3 Pieces Of Advice For Guys Who Always Get Burned In New Relationships
I like to think about how right this quote is.
Other times, I think about how wrong it is.
I have learned that I tend to love too hard and too passionately, and most people don’t know how to handle it.
It ends with me alone with my feelings, putting up walls and being guarded.
The truth is, yes, at some point, everyone is going to do something that hurts you.
We are human; it’s inevitable.
But then, I think about the people we would think are worth suffering for.
Afterward, I think, why should I suffer?
Recently, I let my walls down for someone.
I let myself fall — my own fault — too quickly.
Nonetheless, I suffered, and in some ways, I am still questioning if it was worth the trouble.
While my friends say they appreciate how I can love deeply and passionately, when it comes to my love life, it tends to be the one thing that scares people away.
If you’re a hopeless romantic like me, you know we tend to trick ourselves into thinking certain people are everything we've ever dreamed of.
And maybe they are.
But when their emotions aren't willing to stand up to ours, all of their characteristics simply fall flat.
Of course, being the “expert” that I am, I give a lot of advice to my friends.
So when it comes to me getting hurt, they will repeat the advice I should be giving to myself.
So, if you’re in need of healing from someone you fell for, here are three pieces of advice I’m trying to take from myself:
1. Don't let people take advantage of your kindness.
Don’t be a life preserver one day, and a coat hanger the next.
Countless friends have heard this piece of advice from me, but I still can’t follow it.
The metaphor is simple: Don’t be someone’s support and then be taken advantage of.
You are better than that.
Know who you are, know what you want and know your worth.
Don’t accept anything less than that.
When you are in the water saving someone, and then you're left hung out to dry, your mind wonders if you’re good enough.
You might start to ask the scariest of questions or critique yourself.
But, know that you deserve someone who is going to be consistent.
2. Don't make time for people who don't value yours.
As a self-proclaimed hopeless romantic, I tend to find the good in people and write countless excuses for those who treat me horribly.

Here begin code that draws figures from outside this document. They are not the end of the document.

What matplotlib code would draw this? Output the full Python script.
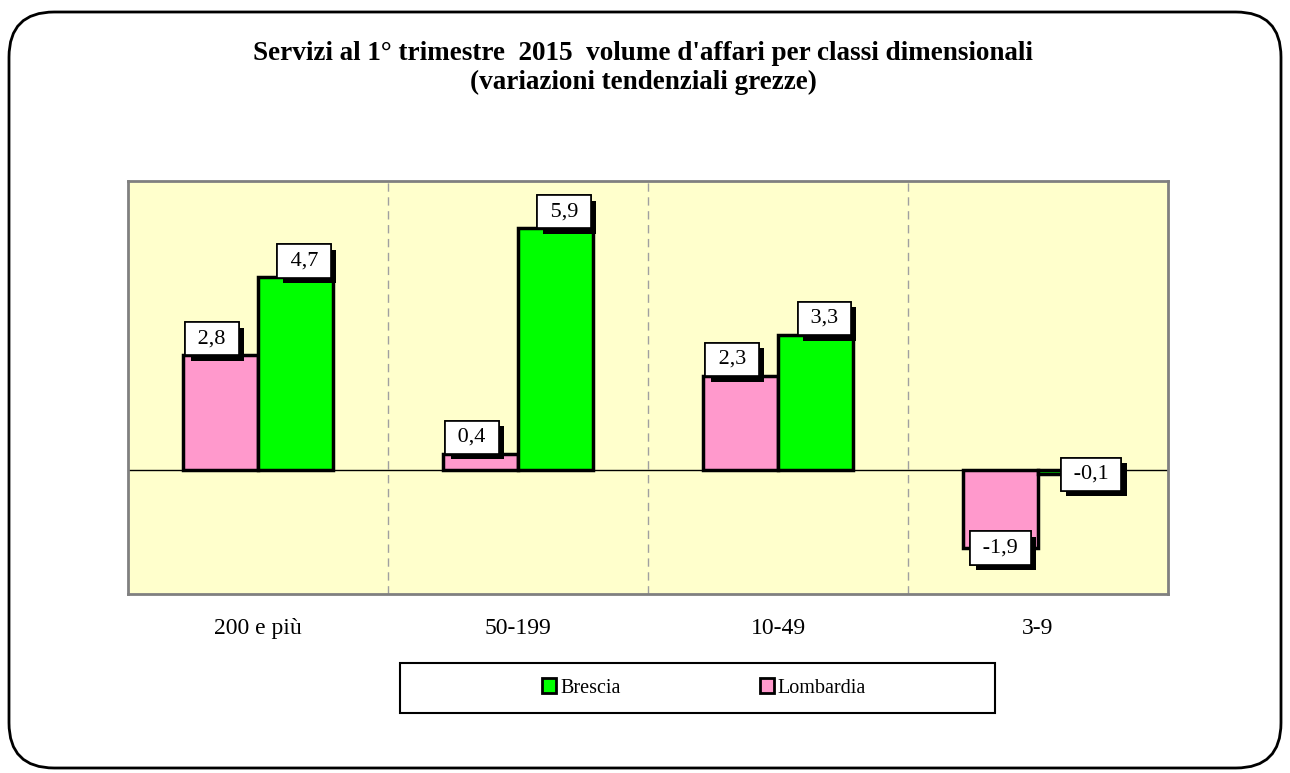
import matplotlib.pyplot as plt
import matplotlib.patheffects as pe
from matplotlib.patches import FancyBboxPatch, Rectangle, Patch
import numpy as np

# Data
categories = ['200 e più', '50-199', '10-49', '3-9']
lombardia = [2.8, 0.4, 2.3, -1.9]
brescia = [4.7, 5.9, 3.3, -0.1]

title = "Servizi al 1° trimestre  2015  volume d'affari per classi dimensionali\n(variazioni tendenziali grezze)"

pink = '#FF99CC'
green = '#00FF00'
bg = '#FFFFCC'

plt.rcParams['font.family'] = ['Liberation Serif', 'DejaVu Serif']

fig = plt.figure(figsize=(12.9, 7.73), dpi=100)

# Rounded outer frame
frame = FancyBboxPatch((9 / 1290, 1 - 768 / 773), 1272 / 1290, 756 / 773,
                       boxstyle='round,pad=0,rounding_size=0.035',
                       transform=fig.transFigure, fc='white', ec='black',
                       lw=2, zorder=-5, mutation_aspect=1290 / 773)
fig.patches.append(frame)

ax = fig.add_axes([128 / 1290, 1 - 594 / 773, 1040 / 1290, 413 / 773])
ax.set_zorder(3)
ax.set_facecolor(bg)

x = np.arange(len(categories))
w = 0.29
b_l = ax.bar(x - w / 2, lombardia, w, color=pink, edgecolor='black', lw=2.5, zorder=3)
b_b = ax.bar(x + w / 2, brescia, w, color=green, edgecolor='black', lw=2.5, zorder=3)

ax.axhline(0, color='black', lw=1, zorder=2)
for xb in x[:-1] + 0.5:
    ax.axvline(xb, color='#A0A0A0', lw=1, ls=(0, (6, 4)), zorder=1)

ax.set_xlim(-0.5, len(categories) - 0.5)
ax.set_ylim(-3.02, 7.05)
ax.set_yticks([])
ax.set_xticks(x)
ax.set_xticklabels(categories, fontsize=17)
ax.tick_params(axis='x', length=0, pad=17)
for s in ax.spines.values():
    s.set_color('#808080')
    s.set_linewidth(2)

# Value labels with shadowed boxes
def label(xv, v, dx, dy, va):
    txt = ' ' + f'{v:.1f}'.replace('.', ',') + ' '
    t = ax.annotate(txt, (xv, v), xytext=(dx, dy),
                    textcoords='offset points', ha='center', va=va,
                    fontsize=16, zorder=5,
                    bbox=dict(boxstyle='square,pad=0.32', fc='white', ec='black', lw=1.2))
    t.get_bbox_patch().set_path_effects([
        pe.withSimplePatchShadow(offset=(4, -4), shadow_rgbFace='black', alpha=1),
        pe.Normal()])

for i in range(len(categories)):
    lv = lombardia[i]
    bv = brescia[i]
    if lv >= 0:
        label(x[i] - w / 2, lv, -6, 5, 'bottom')
    else:
        label(x[i] - w / 2, lv, 0, 0, 'center')
    if bv >= 0:
        label(x[i] + w / 2, bv, 6, 5, 'bottom')
    else:
        label(x[i] + w / 2, bv, 11, 0, 'center')

fig.suptitle(title, x=643 / 1290, y=1 - 41 / 773, fontsize=19.5, fontweight='bold',
             linespacing=1.2)

# Legend
fig.patches.append(Rectangle((400 / 1290, 1 - 713 / 773), 595 / 1290, 50 / 773,
                             transform=fig.transFigure, fc='white', ec='black', lw=1.5,
                             zorder=-1))
handles = [Patch(fc=green, ec='black', lw=2), Patch(fc=pink, ec='black', lw=2)]
fig.legend(handles, ['Brescia', 'Lombardia'], loc='center', ncol=2,
           bbox_to_anchor=(704 / 1290, 1 - 688 / 773), frameon=False, fontsize=14.5,
           handlelength=0.7, handleheight=0.7, handletextpad=0.2, columnspacing=6.9)

fig.savefig('out.png', dpi=100)
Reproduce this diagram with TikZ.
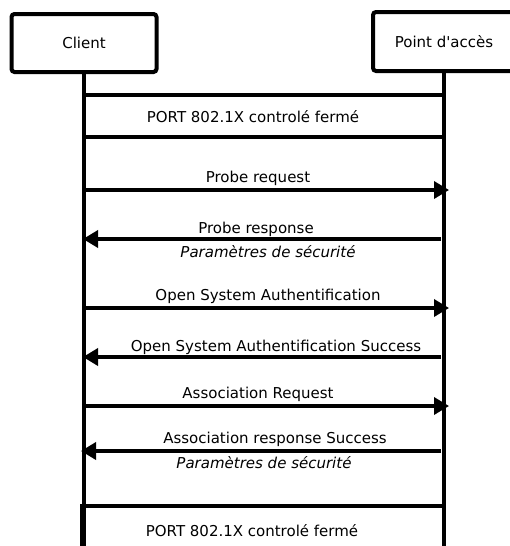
\documentclass[tikz,border=0pt]{standalone}
\usepackage{fontspec}
\setmainfont{DejaVu Sans}
\usetikzlibrary{arrows.meta, positioning}
\newcommand{\msgfont}{\fontsize{15}{17}\selectfont}

\begin{document}
\begin{tikzpicture}[
        x=1pt, y=-1pt,
        % Acteurs
        actor/.style={
                rectangle,
                rounded corners=3pt,
                draw,
                line width=4pt,
                minimum width=145pt,
                minimum height=58pt,
                font=\msgfont
            },
        % Lignes de vie
        lifeline/.style={
                line width=3.5pt
            },
        % Etat du port
        portbox/.style={
                rectangle,
                draw,
                line width=4pt,
                minimum width=360pt,
                minimum height=42pt,
                inner sep=0pt
            },
        % Messages
        msg/.style={
                -{Triangle[length=15pt,width=17pt]},
                line width=3.5pt
            },
        msglabel/.style={
                font=\msgfont,
                inner sep=0pt
            },
        note/.style={
                font=\msgfont\itshape,
                inner sep=0pt
            }
    ]

    \useasboundingbox (0,0) rectangle (510,546);
    \clip (0,0) rectangle (510,546);

    % Acteurs
    \node[actor] (client) at (84,43) {Client};
    \node[actor, minimum width=142pt, minimum height=59pt] (acces) at (444,41.5) {Point d\textquotesingle accès};

    \coordinate (client-bas) at (84,546);
    \coordinate (acces-bas) at (444,546);

    % Lignes de vie
    \draw[lifeline] (client.south) -- (client-bas);
    \draw[lifeline] (acces.south) -- (acces-bas);

    % Port ferme
    \node[portbox] (port1) at (264,116) {};
    \node[msglabel] (port1txt) at (253,117) {PORT 802.1X controlé fermé};

    % Probe request
    \coordinate (preq-c) at (84,190);
    \coordinate (preq-a) at (449,190);
    \draw[msg] (preq-c) -- (preq-a);
    \node[msglabel] (preqtxt) at (258,178) {Probe request};

    % Probe response
    \coordinate (pres-a) at (441,239);
    \coordinate (pres-c) at (83,239);
    \draw[msg] (pres-a) -- (pres-c);
    \node[msglabel] (prestxt) at (256,229) {Probe response};
    \node[note] (presnote) at (268,252) {Paramètres de sécurité};

    % Open System Authentification
    \coordinate (osa-c) at (84,308);
    \coordinate (osa-a) at (449,308);
    \draw[msg] (osa-c) -- (osa-a);
    \node[msglabel] (osatxt) at (268,296) {Open System Authentification};

    % Open System Authentification Success
    \coordinate (osas-a) at (441,357);
    \coordinate (osas-c) at (83,357);
    \draw[msg] (osas-a) -- (osas-c);
    \node[msglabel] (osastxt) at (276,347) {Open System Authentification Success};

    % Association Request
    \coordinate (areq-c) at (84,406);
    \coordinate (areq-a) at (449,406);
    \draw[msg] (areq-c) -- (areq-a);
    \node[msglabel] (areqtxt) at (258,394) {Association Request};

    % Association response Success
    \coordinate (ares-a) at (441,451);
    \coordinate (ares-c) at (81,451);
    \draw[msg] (ares-a) -- (ares-c);
    \node[msglabel] (arestxt) at (275,439) {Association response Success};
    \node[note] (aresnote) at (264,463) {Paramètres de sécurité};

    % Port ferme (fin)
    \node[portbox, minimum width=362pt, minimum height=60pt] (port2) at (263,536) {};
    \node[msglabel] (port2txt) at (252,531) {PORT 802.1X controlé fermé};

\end{tikzpicture}
\end{document}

So, when someone doesn’t text me back or gives me the “I’m just so busy” excuse, I’ll tell myself that person's intentions are still good.
Listen, finding love is hard enough, but why fight for someone who doesn’t want to be fought for?

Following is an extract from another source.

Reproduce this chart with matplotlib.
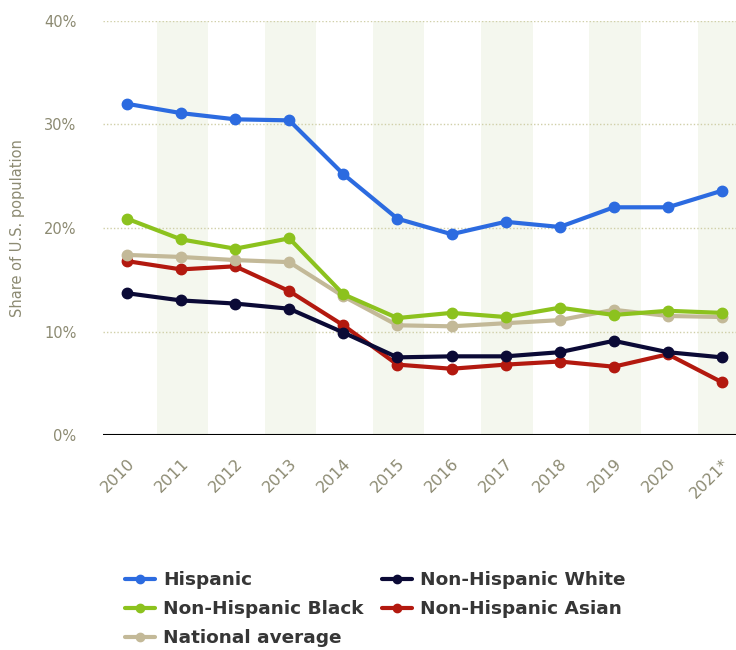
import matplotlib
matplotlib.use("Agg")
from matplotlib import pyplot as plt

years = ["2010", "2011", "2012", "2013", "2014", "2015", "2016", "2017", "2018", "2019", "2020", "2021*"]

hispanic = [32.0, 31.1, 30.5, 30.4, 25.2, 20.9, 19.4, 20.6, 20.1, 22.0, 22.0, 23.6]
nh_black = [20.9, 18.9, 18.0, 19.0, 13.6, 11.3, 11.8, 11.4, 12.3, 11.6, 12.0, 11.8]
national = [17.4, 17.2, 16.9, 16.7, 13.4, 10.6, 10.5, 10.8, 11.1, 12.1, 11.5, 11.4]
nh_white = [13.7, 13.0, 12.7, 12.2, 9.9, 7.5, 7.6, 7.6, 8.0, 9.1, 8.0, 7.5]
nh_asian = [16.8, 16.0, 16.3, 13.9, 10.6, 6.8, 6.4, 6.8, 7.1, 6.6, 7.8, 5.1]

series = [
    ("Hispanic", hispanic, "#2c6be0"),
    ("Non-Hispanic Black", nh_black, "#8cc21e"),
    ("National average", national, "#c3b998"),
    ("Non-Hispanic White", nh_white, "#0b0a36"),
    ("Non-Hispanic Asian", nh_asian, "#b3190f"),
]

label_color = "#8c8a72"

fig = plt.figure(figsize=(7.36, 6.5), dpi=100)
ax = fig.add_axes([103 / 736, 215 / 650, 633 / 736, 414 / 650])

x = list(range(len(years)))

# alternating background bands
for i in x:
    if i % 2 == 1:
        ax.axvspan(i - 0.45, i + 0.5, color="#f4f7ee", zorder=0, lw=0)

# draw in reverse so hispanic is on top like the original
for name, vals, col in reversed(series):
    ax.plot(x, vals, color=col, lw=3, marker="o", ms=7.5, label=name,
            solid_capstyle="round", zorder=3)

ax.set_xlim(-0.444, 11.26)
ax.set_ylim(0, 40)
ax.set_yticks([0, 10, 20, 30, 40])
ax.set_yticklabels(["0%", "10%", "20%", "30%", "40%"])
ax.set_xticks(x)
ax.set_xticklabels(years, rotation=45, ha="right", rotation_mode="anchor")

for v in [10, 20, 30, 40]:
    ax.axhline(v, color="#d0cfa8", lw=1, ls=(0, (1, 1.5)), zorder=1)
ax.axhline(0, color="black", lw=1.5, zorder=4)

for s in ax.spines.values():
    s.set_visible(False)
ax.tick_params(axis="both", length=0, colors=label_color)
ax.tick_params(axis="y", pad=19, labelsize=10.5)
ax.tick_params(axis="x", pad=15, labelsize=11.5)

ax.set_ylabel("Share of U.S. population", color=label_color, fontsize=10.5, labelpad=14)

handles, labels = ax.get_legend_handles_labels()
order = ["Hispanic", "Non-Hispanic Black", "National average", "Non-Hispanic White", "Non-Hispanic Asian"]
hmap = dict(zip(labels, handles))
leg = fig.legend([hmap[n] for n in order], order, loc="upper left",
                 bbox_to_anchor=(116 / 736, 1 - 562 / 650), ncol=2, frameon=False,
                 prop={"weight": "bold", "size": 13.3}, handlelength=1.6, borderpad=0,
                 columnspacing=1.0, labelspacing=0.6, handletextpad=0.45,
                 markerscale=0.8)
for t in leg.get_texts():
    t.set_color("#363636")

plt.savefig("out.png", dpi=100)
plt.close()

It’s a tough thing to accept.
But, when someone is committed to you, he or she will always make time for you. End of story.
He or she may be beautiful with an amazing job.
He or she probably has incredible aspirations, loves dogs and will actually go running with you.
But at the end of the day, if he or she isn't ready to work toward the same thing as you, then you are only damaging yourself.
3. Don't make excuses for people who don't care about you.
The truth is, when we pass up someone and use time as an excuse, it isn’t really about time.
It’s a choice to give in to fear and insecurity.
It means that person has placed a value on something — or someone — other than you.
Because when someone is right for us, we’ll fight for him or her.
Take it from the opposite perspective.
If someone isn’t willing to place the same value on you that you are for him or her, then that person isn’t worth it.
Value displays what’s important in someone’s life, and through relationships, value can grow between individuals.
Know the other person’s intentions, and protect yourself if he or she isn't on the same level as you.
This is all easier said than done.
And when you are someone who loves hard and lives passionately, it’s difficult not come across crazy or intense at times.
But, someone who cares for you will at least try to understand that, and the right one will value you for it.
So, while I was tearing down my walls because I cared about that person, I knew I had to reevaluate.
Being in a relationship should mean you enjoy that person and care for him or her as much as he or she does you.
It can never be a one-way street.
You should protect, defend and support each other equally.
This is where reassurance and security come in, when you agree to share yourself with someone else.
Anything less feels like relinquishment.
So, if you didn’t come to mind when thinking of things he or she couldn’t lose, you deserve better.